Quantos legados Gama nos deixou. Conhecê-los é crucial para o futuro que almejamos consolidar enquanto sociedade. “O primeiro foi derrubar definitivamente a ideia de que abolicionistas e republicanos eram todos brancos. Ainda hoje podemos considerar que Luiz Gama se tornou um elo entre as experiências negras anteriores e posteriores ao 13 de maio”, sustenta Lucimar.

Soma-se a isso a altivez com que transitou por espaços de poder sendo quem era. “No Brasil escravocrata, assim como no Brasil racista, escrever e ser lido eram duas formas de se manter próximo do poder.

Imagine o impacto de se demonstrar que este era o lugar de um ex-escravizado no início dos anos 1860”, reflete a docente. Quantos negros não fizeram da trajetória de Gama referência para suas próprias lutas por educação, trabalho e pertencimento social?

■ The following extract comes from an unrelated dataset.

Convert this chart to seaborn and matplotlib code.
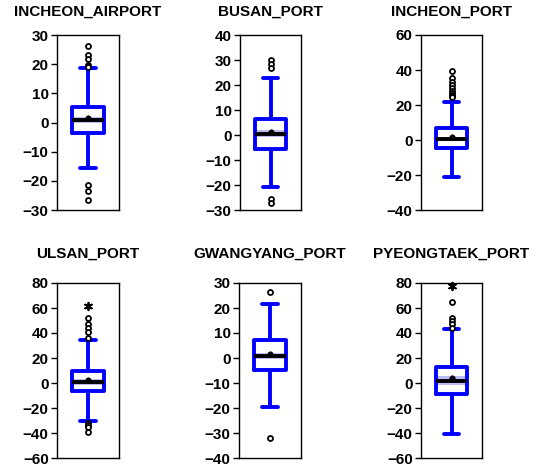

Precisamos lembrar que o advogado e jornalista foi, sobretudo, alguém que refletiu sobre as barbáries do seu tempo e contribuiu para que a sociedade da época fizesse o mesmo.

Como destaca a historiadora Lígia Fonseca Ferreira, grande estudiosa de Gama, ele  satirizou os políticos e os costumes, parodiou as instituições arcaicas, criticou os “doutores” e trouxe à tona os temas da corrupção, do preconceito racial, do embranquecimento dos mulatos que renegavam as raízes e do anticlericalismo.

“Ofereceu, assim, uma agenda de luta política, bem como ferramentas essenciais para o enfrentamento do racismo sistêmico e estrutural, do ‘memoricídio’, do ódio racial e das profundas desigualdades que recheiam as páginas dos noticiários atuais”, avalia Lucimar.

Luiz Gama faleceu em 24 de agosto de 1882, em decorrência de diabetes, e foi sepultado no Cemitério da Consolação, sob o pesar de 3 mil pessoas numa São Paulo de 40 mil habitantes.

Não chegou a testemunhar a Abolição da Escravatura nem a Proclamação da República, mas, sem dúvida, abriu caminho para os movimentos sociais que continuam a lutar por um país menos desigual.

Demorou, mas, em 2015, o autodidata recebeu da Ordem dos Advogados do Brasil Nacional o título de advogado honorário; em 2018, o título de Patrono da Abolição da Escravidão no Brasil, além de ter seu nome inscrito no Livro dos Heróis da Pátria; e, em 2021, o título de Doutor Honoris Causa da Universidade de São Paulo (USP) – distinção atribuída pela academia para pessoas consideradas importantes para determinada área, ainda que não tenha formação superior – em reconhecimento às suas contribuições
para as áreas de Direito, Literatura e Jornalismo. A honraria fez de Luiz Gama o primeiro brasileiro negro a receber o título.